Blog

Signals Blog

Computer Translation of IUPAC Chemical Nomenclature

Few methods for conveying organic chemical structures can match the scope of IUPAC nomenclature. Central to patents, papers, and reports, IUPAC names have the rare distinction of being readable by humans and machines alike. This article, the first in a series on IUPAC Nomenclature translation, introduces some of the foundational works in the field.

Eugene Garfield

Although several name to structure software systems have been developed over the last thirty years, their origins can be traced to a single 1961 paper by Eugene Garfield that was subsequently republished.

Garfield's paper described a computer program capable of converting systematic organic nomenclature into empirical formulas. As explained in a much later interview, Garfield's immediate interest was to use the formulas as unique keys in his growing Index Chemicus. Nevertheless, the ultimate goal was to develop a program capable of producing structural diagrams from arbitrary systematic names.

A later paper described an eight-step algorithm for generating molecular formulas from systematic chemical names.

Chemical Abstracts Service

In 1967, Chemical Abstracts Service (CAS) published the first widely-applicable set of rules for converting systematic organic nomenclature into machine-readable structures (a process the authors termed "Nomenclature Translation"). The algorithm begins at the first character of a name and works its way rightward, one character at a time. State is accumulated along the way by recognizing name components such as locants, punctuation, and name roots.

The CAS group later described a software implementation of the original algorithm. Written in assembly language, it weighed in at 205K of machine code, ran on an IBM 360/370, and could process 4900 names per minute.

Grammar-Based Translators

Although grammar-based analysis might seem like an obvious choice for chemical nomenclature translation given its systematic nature, the first in-depth studies did not appear until 1988. A series of papers by Kirby's group at the University of Hull comprehensively surveyed the field, developed a detailed context-free grammar for an important subset of IUPAC nomenclature, and described a working software implementation.

Name=Struct

Rejecting grammar-based approaches as too rigid for the loose way systematic nomenclature has been used in practice, CambridgeSoft worked on a different approach to the problem, publishing a description 1999. Following a set of principles derived in large part from vendor catalogs and name queries received by a company-run web service, Name=Struct consisted of two main steps:

  1. Divide a name into a set of recognized fragments of maximum length, proceeding left to right, one character at a time.
  2. Given a set of fragments, assemble the corresponding structure.
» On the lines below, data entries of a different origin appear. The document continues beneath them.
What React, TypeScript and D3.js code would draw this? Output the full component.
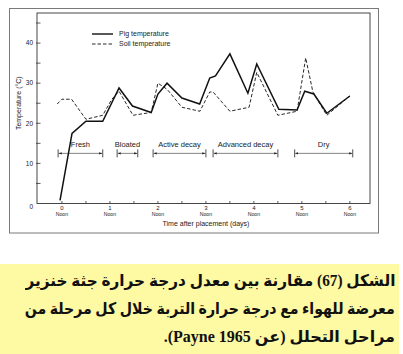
import React, { useLayoutEffect, useRef, useState } from "react";
import * as d3 from "d3";

// ---- data ----
const pigDays = [-0.04, 0.21, 0.5, 0.85, 1.19, 1.47, 1.86, 2.0, 2.19, 2.5, 2.87, 3.08, 3.2, 3.5, 3.875, 4.06, 4.52, 4.9, 5.06, 5.25, 5.52, 6.0];
const pigTemps = [0.8, 17.5, 20.5, 20.5, 28.8, 24.3, 22.7, 27.3, 30, 26.3, 24.8, 31.3, 31.8, 37.3, 27.5, 34.8, 23.5, 23.3, 28, 27.3, 22.5, 26.8];
const soilDays = [-0.1, 0, 0.2, 0.5, 0.85, 1.04, 1.19, 1.48, 1.86, 2.0, 2.19, 2.5, 2.875, 3.08, 3.15, 3.5, 3.9, 4.06, 4.5, 4.9, 5.08, 5.23, 5.52, 6.0];
const soilTemps = [24.8, 26, 26, 21, 22, 26, 28, 22, 22.7, 30, 28.5, 24, 23, 27.8, 27.8, 23, 24, 32.7, 22, 23, 36.3, 27.8, 22, 26.8];

const phaseNames = ["Fresh", "Bloated", "Active decay", "Advanced decay", "Dry"];
const phaseStarts = [-0.08, 1.15, 1.9, 3.15, 4.85];
const phaseEnds = [0.85, 1.58, 3.0, 4.5, 6.06];
const phaseLevel = 12.5;

const xTickLabels = ["0", "1", "2", "3", "4", "5", "6"];
const xTickValues = [0, 1, 2, 3, 4, 5, 6];
const xMinorTicks = [0, 0.5, 1, 1.5, 2, 2.5, 3, 3.5, 4, 4.5, 5, 5.5, 6];
const yTickValues = [0, 10, 20, 30, 40];
const yMinorTicks = [5, 10, 15, 20, 25, 30, 35, 40, 45];

const legendLabels = ["Pig temperature", "Soil temperature"];

const captionLines = [
  "الشكل (67) مقارنة بين معدل درجة حرارة جثة خنزير",
  "معرضة للهواء مع درجة حرارة التربة خلال كل مرحلة من",
  "مراحل التحلل (عن Payne 1965).",
];

const W = 403;
const H = 354;
const CAP_W = 370;

function CaptionLine({ text, justify }: { text: string; justify: boolean }) {
  const ref = useRef<HTMLSpanElement>(null);
  const [style, setStyle] = useState<React.CSSProperties>({});
  useLayoutEffect(() => {
    const el = ref.current;
    if (!el) return;
    const w = el.getBoundingClientRect().width;
    if (w > CAP_W) {
      setStyle({ transform: `scaleX(${CAP_W / w})`, transformOrigin: "right center" });
    } else if (justify) {
      const spaces = (text.match(/ /g) || []).length;
      if (spaces > 0) setStyle({ wordSpacing: `${(CAP_W - w) / spaces}px` });
    }
  }, [text, justify]);
  return (
    <div style={{ textAlign: "right", height: 28 }}>
      <span ref={ref} style={{ display: "inline-block", whiteSpace: "nowrap", ...style }}>
        {text}
      </span>
    </div>
  );
}

export default function App() {
  const x = d3.scaleLinear().domain([-0.52, 6.42]).range([37, 370]);
  const y = d3.scaleLinear().domain([0, 47.5]).range([203.5, 13]);
  const line = d3
    .line<[number, number]>()
    .x((d) => x(d[0]))
    .y((d) => y(d[1]));
  const pig = pigDays.map((d, i) => [d, pigTemps[i]] as [number, number]);
  const soil = soilDays.map((d, i) => [d, soilTemps[i]] as [number, number]);
  const font = "'Liberation Sans', Arial, sans-serif";
  const y0 = y(0);
  const ay = y(phaseLevel);

  return (
    <svg
      width={W}
      height={H}
      style={{ position: "fixed", left: 0, top: 0, background: "#fff" }}
    >
      <defs>
        <marker id="ah" viewBox="0 0 6 6" refX="6" refY="3" markerWidth="5" markerHeight="5" orient="auto-start-reverse">
          <path d="M0,0.6 L6,3 L0,5.4 Z" fill="#222" />
        </marker>
      </defs>
      {/* outer frame */}
      <rect x={9.5} y={8.5} width={369} height={224.5} fill="none" stroke="#7a7a7a" strokeWidth={1} />
      {/* plot box */}
      <rect x={37} y={13} width={333} height={y0 - 13} fill="none" stroke="#333" strokeWidth={0.9} />

      {/* y ticks */}
      {yMinorTicks.map((t) => (
        <line key={"yt" + t} x1={36} x2={40.5} y1={y(t)} y2={y(t)} stroke="#333" strokeWidth={0.8} />
      ))}
      {yTickValues.map((t) => (
        <text key={"yl" + t} x={33} y={y(t) + (t === 0 ? 5.5 : 2.3)} fontSize={6.5} fontFamily={font} textAnchor="end" fill="#222">
          {t}
        </text>
      ))}
      <text
        transform={`translate(21,${y(25)}) rotate(-90)`}
        fontSize={7}
        fontFamily={font}
        textAnchor="middle"
        fill="#222"
      >
        Temperature (°C)
      </text>

      {/* x ticks */}
      {xMinorTicks.map((t) => (
        <line key={"xt" + t} x1={x(t)} x2={x(t)} y1={y0} y2={y0 - 2.5} stroke="#333" strokeWidth={0.8} />
      ))}
      {xTickValues.map((t, i) => (
        <g key={"xl" + t}>
          <text x={x(t)} y={y0 + 6.5} fontSize={6} fontFamily={font} textAnchor="middle" fill="#222">
            {xTickLabels[i]}
          </text>
          <text x={x(t)} y={y0 + 12} fontSize={5.2} fontFamily={font} textAnchor="middle" fill="#222">
            Noon
          </text>
        </g>
      ))}
      <text x={206} y={226} fontSize={7} fontFamily={font} textAnchor="middle" fill="#222">
        Time after placement (days)
      </text>

      {/* legend */}
      <line x1={92} x2={113} y1={34} y2={34} stroke="#111" strokeWidth={1.4} />
      <text x={119} y={36.3} fontSize={7} fontFamily={font} fill="#222">
        {legendLabels[0]}
      </text>
      <line x1={92} x2={113} y1={44} y2={44} stroke="#111" strokeWidth={0.9} strokeDasharray="3.5,2" />
      <text x={119} y={46.3} fontSize={7} fontFamily={font} fill="#222">
        {legendLabels[1]}
      </text>

      {/* phases */}
      {phaseNames.map((p, i) => {
        const a = x(phaseStarts[i]);
        const b = x(phaseEnds[i]);
        return (
          <g key={p}>
            <line x1={a} x2={a} y1={ay - 4} y2={ay + 4} stroke="#222" strokeWidth={0.8} />
            <line x1={b} x2={b} y1={ay - 4} y2={ay + 4} stroke="#222" strokeWidth={0.8} />
            <line
              x1={a + 0.6}
              x2={b - 0.6}
              y1={ay}
              y2={ay}
              stroke="#333"
              strokeWidth={0.6}
              markerStart="url(#ah)"
              markerEnd="url(#ah)"
            />
            <text x={(a + b) / 2} y={y(14.2)} fontSize={7.5} fontFamily={font} textAnchor="middle" fill="#222">
              {p}
            </text>
          </g>
        );
      })}

      {/* series */}
      <path d={line(soil) || ""} fill="none" stroke="#111" strokeWidth={0.9} strokeDasharray="3.5,2" />
      <path d={line(pig) || ""} fill="none" stroke="#111" strokeWidth={1.5} strokeLinejoin="miter" />

      {/* caption */}
      <rect x={0} y={264} width={399} height={90} fill="#fef9a3" />
      <foreignObject x={25} y={267} width={CAP_W} height={87}>
        <div
          dir="rtl"
          style={{
            fontFamily: "'Liberation Serif', 'DejaVu Sans', serif",
            fontWeight: "bold",
            fontSize: "16px",
            lineHeight: "28px",
            color: "#111",
            width: CAP_W,
          }}
        >
          {captionLines.map((l, i) => (
            <CaptionLine key={i} text={l} justify={i < 2} />
          ))}
        </div>
      </foreignObject>
    </svg>
  );
}
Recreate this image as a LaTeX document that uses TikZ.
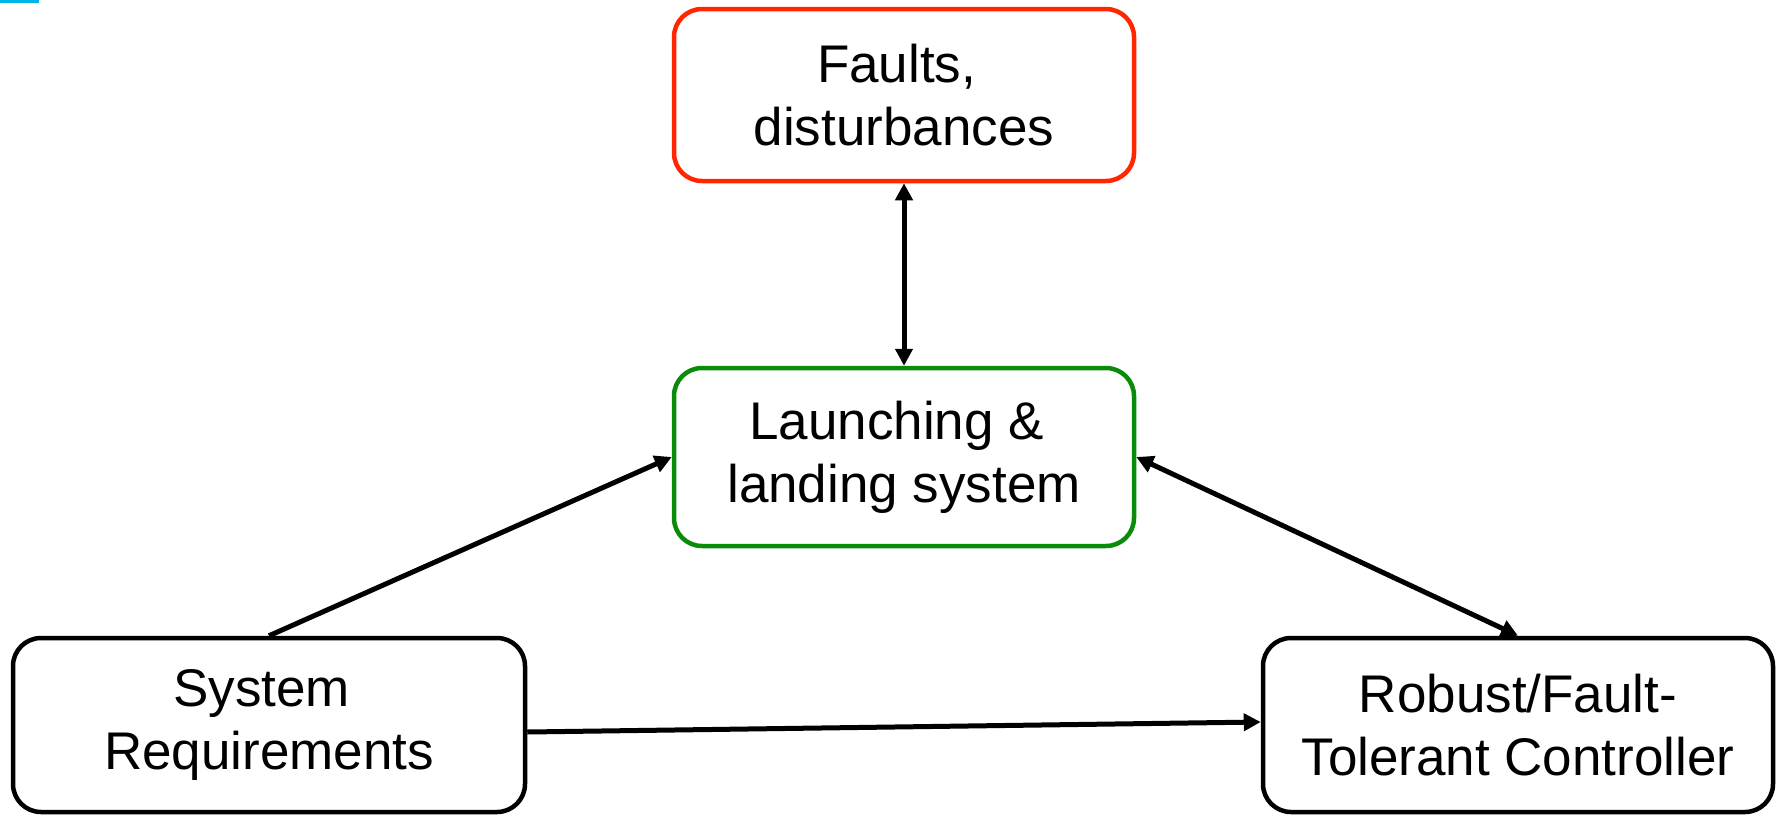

Although conceptually simple, the Name=Struct approach required close attention to the ways name fragments relate to one another. The complete implementation to produce in-memory structure representations from arbitrary names consisted of roughly 30,000 lines of C++.

OPSIN

OPSIN currently stands as the only broadly-applicable, open source systematic name translation software. A 2011 paper by Murray Rust's group at Cambridge describes OPSIN's design and implementation in Java. A high-level overview can be given as:

  1. Tokenization into "Words" via a backtracking, grammar-based automaton similar to that described by the Kirby group. Multiple valid parses may be detected, although in practice this was true for fewer than 10% of all names.
  2. Generation, processing, and assembly of structure fragments.

OPSIN's recall and accuracy were found to be competitive with that of the CambridgeSoft implementation (in the form of ChemDraw 12). Machine-readable datasets used to determine the accuracy of OPSIN's results are available in the supporting information, as are the specific failure cases.

OPSIN continues to be actively maintained with an up-to-date source code repository hosted on BitBucket and a Web-based demo.

Conclusions

Systematic nomenclature translation continues to play an important role in many cheminformtics workflows today. As shown by the diversity and complexity of the approaches disclosed over the last 50+ years, the problem remains both challenging and quite difficult to solve comprehensively.